Importavano grandi quantità di cocaina tramite i porti del nord Europa e della Calabria. Colpita cellula della ‘ndrangheta a Roma.
Importavano grandi quantità di cocaina direttamente dal Sud America, tonnellate di polvere bianca che la 'ndrangheta commercializzava poi su Roma mettendo in atto un raffinato sistema di riciclaggio per ripulire e reinvestire in ulteriori operazioni di narcotraffico i lauti proventi.
Diciannove persone sono state oggi arrestate dalla Guardia di Finanza del Comando Provinciale di Roma, di cui una fermata in Spagna grazie al coordinamento con l’Interpol. Erano i membri di una „cellula“ romana della mafia calabrese, quella che da anni è oramai egemone nel traffico di stupefacenti in Europa, come le numerose operazioni di questa settimana confermano.
Le indagini delle Fiamme Gialle hanno portato in primo luogo a importanti sequestri di droga, che veniva nascosta in container trasportati sia via mare che in aereo. Rotte internazionali che hanno coinvolto anche il nord-Europa, in particolare i porti della Germania, dell’Olanda e del Belgio, dove l’enorme volume di merci in transito rende semplice occultare i carichi di droga. Circa 562 chili sono stati sequestrati fuori dall’Italia, ed altri 500 fra il porto di Gioia Tauro, Roma e Milano.
Un rischio calcolato per l’organizzazione criminale, che sa bene che per ogni carico fermato, altri dieci transitano sotto gli occhi degli investigatori.
L’alto livello delle tecniche investigative messe in campo ha però permesso di tracciare i canali del riciclaggio del denaro, che avveniva attraverso molteplici società e che faceva viaggiare i soldi quasi più della droga stessa. Si avvalevano di una società inglese, con filiale in Toscana. In primis i soldi venivano fisicamente trasportati in Svizzera, grazie a diversi ‘corrieri’ sicuri, fra cui anche un complice dell’organizzazione membro del personale diplomatico italiano. A Lugano una società provvedeva a convertire le somme in dollari, per versarlo poi su conti di un istituto di credito della stessa città, il cui direttore era d’accordo con gli ‘ndranghetisti.
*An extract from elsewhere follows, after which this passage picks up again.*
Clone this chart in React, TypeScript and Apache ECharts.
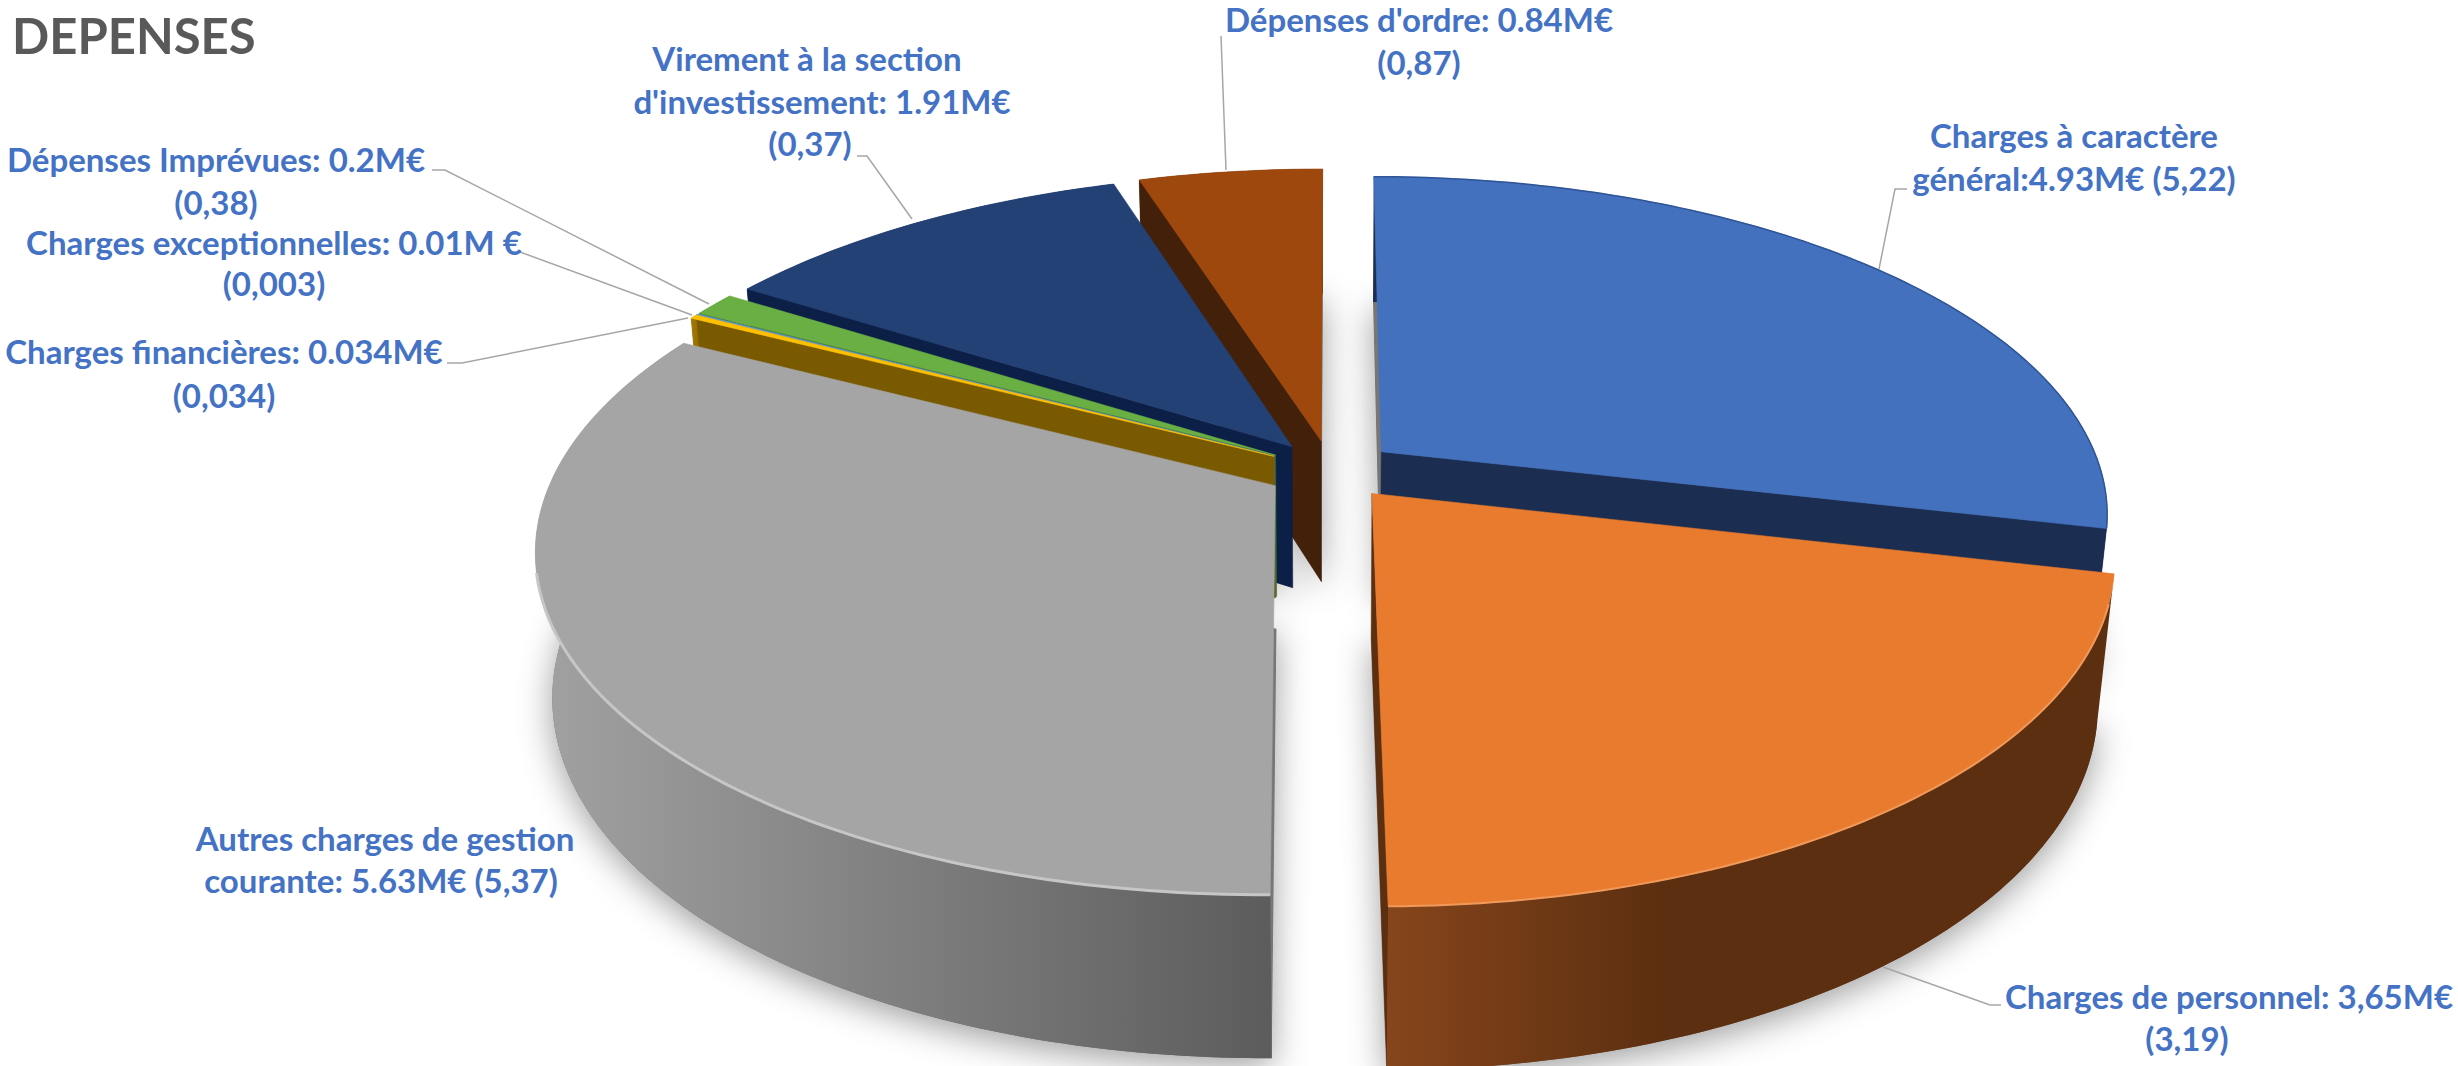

Da qui partivano bonifici per il Brasile dove tramite un giro di prestanome il denaro veniva poi consegnato, in contanti, al capo della ‘cellula’ mafiosa, che lo poteva reinvestire in nuove partite di coca.
Chi non era volontariamente connivente veniva tenuto in scacco: il figlio di uno dei manager coinvolti nelle varie fasi del processo veniva tenuto in ostaggio in un albergo in Brasile, fino alla conferma dell’avvenuto trasferimento di denaro nella banca sudamericana.
Uno dei personaggi chiave nell’organizzazione di questo complesso meccanismo era un manager italo-svizzero, già coinvolto in una truffa per 12 milioni di euro che lo costrinse a ritirare la sua candidatura alle elezioni del Consiglio di Stato del Canton Ticino, e precedentemente direttore generale di un importante società che gestisce e sviluppa le attività legate alla produzione e alla commercializzazione di energia elettrica, vapore e gas.